** begin Data for the task **

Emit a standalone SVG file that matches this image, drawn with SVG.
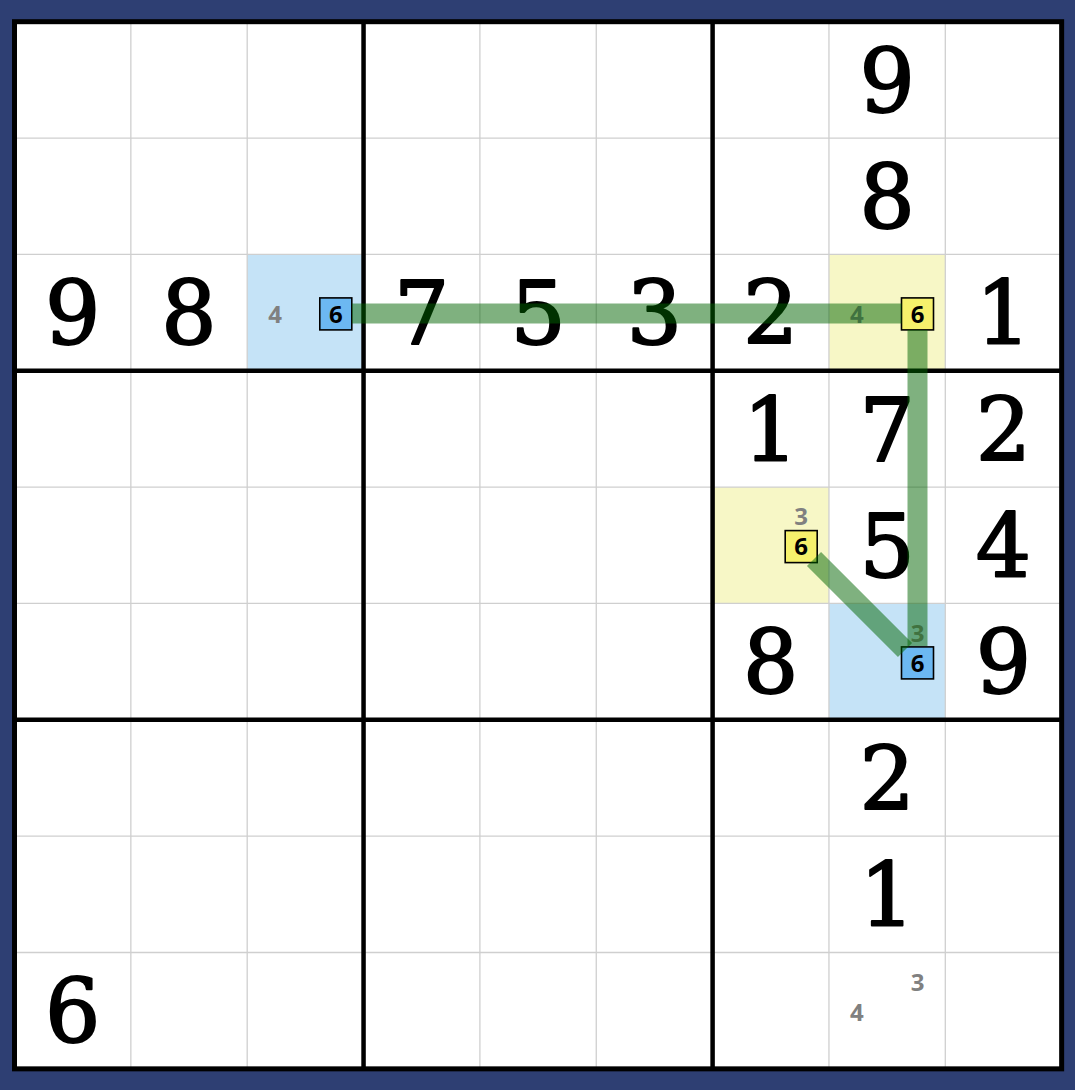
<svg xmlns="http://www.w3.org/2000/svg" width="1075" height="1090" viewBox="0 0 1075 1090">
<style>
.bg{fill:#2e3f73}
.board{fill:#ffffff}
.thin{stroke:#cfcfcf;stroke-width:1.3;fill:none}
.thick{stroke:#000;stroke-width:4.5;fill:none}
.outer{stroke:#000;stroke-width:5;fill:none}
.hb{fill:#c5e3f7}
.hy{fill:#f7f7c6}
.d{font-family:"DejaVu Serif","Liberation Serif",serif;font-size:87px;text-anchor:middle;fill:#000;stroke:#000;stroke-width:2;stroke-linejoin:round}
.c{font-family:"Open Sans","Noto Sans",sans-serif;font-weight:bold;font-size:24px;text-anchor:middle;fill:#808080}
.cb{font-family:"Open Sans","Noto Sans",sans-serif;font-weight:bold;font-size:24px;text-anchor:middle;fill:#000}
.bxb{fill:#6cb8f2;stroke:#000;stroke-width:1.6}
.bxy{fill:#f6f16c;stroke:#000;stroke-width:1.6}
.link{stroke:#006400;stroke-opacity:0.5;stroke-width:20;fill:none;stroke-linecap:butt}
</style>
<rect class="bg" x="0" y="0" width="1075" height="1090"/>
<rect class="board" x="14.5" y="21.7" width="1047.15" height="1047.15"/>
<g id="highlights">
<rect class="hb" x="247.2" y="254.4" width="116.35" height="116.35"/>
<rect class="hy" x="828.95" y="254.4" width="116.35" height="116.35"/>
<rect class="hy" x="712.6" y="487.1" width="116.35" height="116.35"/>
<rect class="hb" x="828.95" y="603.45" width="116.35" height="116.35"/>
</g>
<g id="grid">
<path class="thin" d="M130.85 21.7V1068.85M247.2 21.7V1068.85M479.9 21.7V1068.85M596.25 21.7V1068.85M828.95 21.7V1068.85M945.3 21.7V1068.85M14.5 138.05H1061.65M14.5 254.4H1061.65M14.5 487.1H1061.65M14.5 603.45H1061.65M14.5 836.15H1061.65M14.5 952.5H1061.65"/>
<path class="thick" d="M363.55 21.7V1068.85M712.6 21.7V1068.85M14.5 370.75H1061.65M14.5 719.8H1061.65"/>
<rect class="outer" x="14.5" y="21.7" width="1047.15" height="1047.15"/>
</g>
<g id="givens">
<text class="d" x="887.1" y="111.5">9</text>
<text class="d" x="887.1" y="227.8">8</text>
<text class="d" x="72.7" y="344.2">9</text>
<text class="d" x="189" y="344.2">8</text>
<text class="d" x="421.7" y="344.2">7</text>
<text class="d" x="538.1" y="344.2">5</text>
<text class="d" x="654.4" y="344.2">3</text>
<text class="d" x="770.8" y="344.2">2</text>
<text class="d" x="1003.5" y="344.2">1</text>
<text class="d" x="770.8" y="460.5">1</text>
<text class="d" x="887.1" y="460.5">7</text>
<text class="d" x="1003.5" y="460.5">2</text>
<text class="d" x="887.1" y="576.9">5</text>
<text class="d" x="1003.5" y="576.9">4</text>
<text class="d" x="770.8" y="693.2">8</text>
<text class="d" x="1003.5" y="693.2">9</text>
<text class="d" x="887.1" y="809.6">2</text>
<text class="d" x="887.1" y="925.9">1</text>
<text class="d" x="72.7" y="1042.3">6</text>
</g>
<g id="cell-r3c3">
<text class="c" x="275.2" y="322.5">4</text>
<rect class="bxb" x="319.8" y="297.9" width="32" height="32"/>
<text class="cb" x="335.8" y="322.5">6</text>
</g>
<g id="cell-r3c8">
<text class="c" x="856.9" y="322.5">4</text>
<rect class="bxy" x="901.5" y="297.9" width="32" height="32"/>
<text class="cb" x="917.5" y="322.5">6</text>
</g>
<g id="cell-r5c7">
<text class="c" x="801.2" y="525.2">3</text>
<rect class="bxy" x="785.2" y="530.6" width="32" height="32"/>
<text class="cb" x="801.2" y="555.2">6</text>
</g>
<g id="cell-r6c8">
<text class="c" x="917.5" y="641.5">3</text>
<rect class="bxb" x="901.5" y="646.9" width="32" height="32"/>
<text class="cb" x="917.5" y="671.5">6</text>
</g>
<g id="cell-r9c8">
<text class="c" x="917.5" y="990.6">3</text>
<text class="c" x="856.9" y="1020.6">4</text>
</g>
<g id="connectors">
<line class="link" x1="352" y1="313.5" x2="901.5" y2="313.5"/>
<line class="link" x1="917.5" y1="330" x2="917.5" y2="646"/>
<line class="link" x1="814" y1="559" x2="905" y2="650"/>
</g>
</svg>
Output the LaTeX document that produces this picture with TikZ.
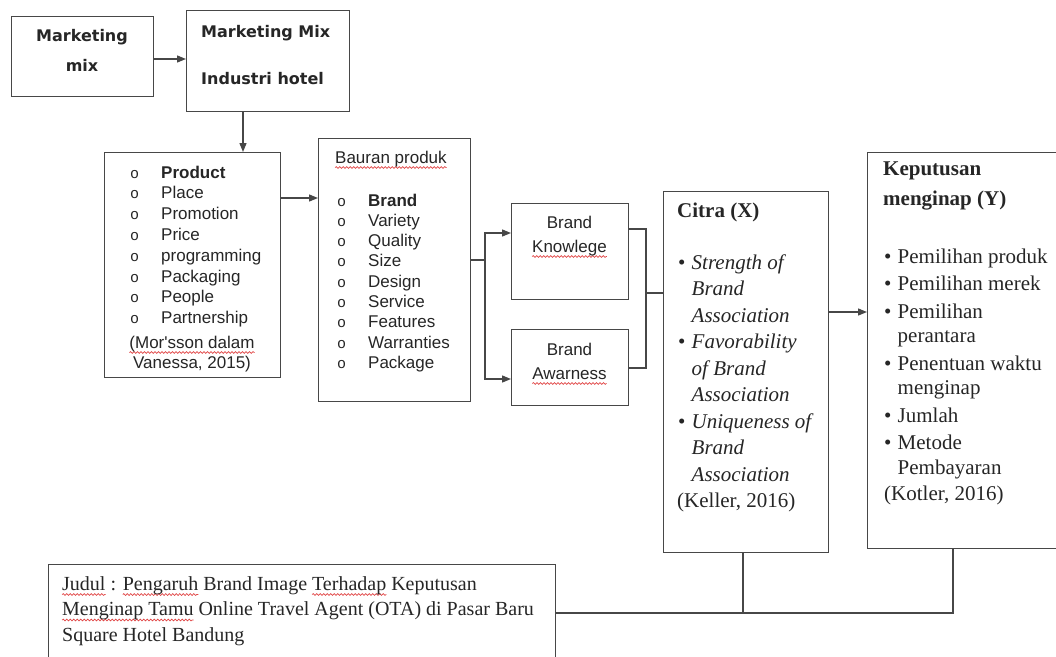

** end Data for the task **

**Objective:** Reproduce all of the material above word for word. Omit the pictures.

**Output of the exercise:**
Emit a standalone SVG file that matches this image, drawn with SVG.
<svg xmlns="http://www.w3.org/2000/svg" width="1075" height="1090" viewBox="0 0 1075 1090">
<style>
.bg{fill:#2e3f73}
.board{fill:#ffffff}
.thin{stroke:#cfcfcf;stroke-width:1.3;fill:none}
.thick{stroke:#000;stroke-width:4.5;fill:none}
.outer{stroke:#000;stroke-width:5;fill:none}
.hb{fill:#c5e3f7}
.hy{fill:#f7f7c6}
.d{font-family:"DejaVu Serif","Liberation Serif",serif;font-size:87px;text-anchor:middle;fill:#000;stroke:#000;stroke-width:2;stroke-linejoin:round}
.c{font-family:"Open Sans","Noto Sans",sans-serif;font-weight:bold;font-size:24px;text-anchor:middle;fill:#808080}
.cb{font-family:"Open Sans","Noto Sans",sans-serif;font-weight:bold;font-size:24px;text-anchor:middle;fill:#000}
.bxb{fill:#6cb8f2;stroke:#000;stroke-width:1.6}
.bxy{fill:#f6f16c;stroke:#000;stroke-width:1.6}
.link{stroke:#006400;stroke-opacity:0.5;stroke-width:20;fill:none;stroke-linecap:butt}
</style>
<rect class="bg" x="0" y="0" width="1075" height="1090"/>
<rect class="board" x="14.5" y="21.7" width="1047.15" height="1047.15"/>
<g id="highlights">
<rect class="hb" x="247.2" y="254.4" width="116.35" height="116.35"/>
<rect class="hy" x="828.95" y="254.4" width="116.35" height="116.35"/>
<rect class="hy" x="712.6" y="487.1" width="116.35" height="116.35"/>
<rect class="hb" x="828.95" y="603.45" width="116.35" height="116.35"/>
</g>
<g id="grid">
<path class="thin" d="M130.85 21.7V1068.85M247.2 21.7V1068.85M479.9 21.7V1068.85M596.25 21.7V1068.85M828.95 21.7V1068.85M945.3 21.7V1068.85M14.5 138.05H1061.65M14.5 254.4H1061.65M14.5 487.1H1061.65M14.5 603.45H1061.65M14.5 836.15H1061.65M14.5 952.5H1061.65"/>
<path class="thick" d="M363.55 21.7V1068.85M712.6 21.7V1068.85M14.5 370.75H1061.65M14.5 719.8H1061.65"/>
<rect class="outer" x="14.5" y="21.7" width="1047.15" height="1047.15"/>
</g>
<g id="givens">
<text class="d" x="887.1" y="111.5">9</text>
<text class="d" x="887.1" y="227.8">8</text>
<text class="d" x="72.7" y="344.2">9</text>
<text class="d" x="189" y="344.2">8</text>
<text class="d" x="421.7" y="344.2">7</text>
<text class="d" x="538.1" y="344.2">5</text>
<text class="d" x="654.4" y="344.2">3</text>
<text class="d" x="770.8" y="344.2">2</text>
<text class="d" x="1003.5" y="344.2">1</text>
<text class="d" x="770.8" y="460.5">1</text>
<text class="d" x="887.1" y="460.5">7</text>
<text class="d" x="1003.5" y="460.5">2</text>
<text class="d" x="887.1" y="576.9">5</text>
<text class="d" x="1003.5" y="576.9">4</text>
<text class="d" x="770.8" y="693.2">8</text>
<text class="d" x="1003.5" y="693.2">9</text>
<text class="d" x="887.1" y="809.6">2</text>
<text class="d" x="887.1" y="925.9">1</text>
<text class="d" x="72.7" y="1042.3">6</text>
</g>
<g id="cell-r3c3">
<text class="c" x="275.2" y="322.5">4</text>
<rect class="bxb" x="319.8" y="297.9" width="32" height="32"/>
<text class="cb" x="335.8" y="322.5">6</text>
</g>
<g id="cell-r3c8">
<text class="c" x="856.9" y="322.5">4</text>
<rect class="bxy" x="901.5" y="297.9" width="32" height="32"/>
<text class="cb" x="917.5" y="322.5">6</text>
</g>
<g id="cell-r5c7">
<text class="c" x="801.2" y="525.2">3</text>
<rect class="bxy" x="785.2" y="530.6" width="32" height="32"/>
<text class="cb" x="801.2" y="555.2">6</text>
</g>
<g id="cell-r6c8">
<text class="c" x="917.5" y="641.5">3</text>
<rect class="bxb" x="901.5" y="646.9" width="32" height="32"/>
<text class="cb" x="917.5" y="671.5">6</text>
</g>
<g id="cell-r9c8">
<text class="c" x="917.5" y="990.6">3</text>
<text class="c" x="856.9" y="1020.6">4</text>
</g>
<g id="connectors">
<line class="link" x1="352" y1="313.5" x2="901.5" y2="313.5"/>
<line class="link" x1="917.5" y1="330" x2="917.5" y2="646"/>
<line class="link" x1="814" y1="559" x2="905" y2="650"/>
</g>
</svg>
Output the LaTeX document that produces this picture with TikZ.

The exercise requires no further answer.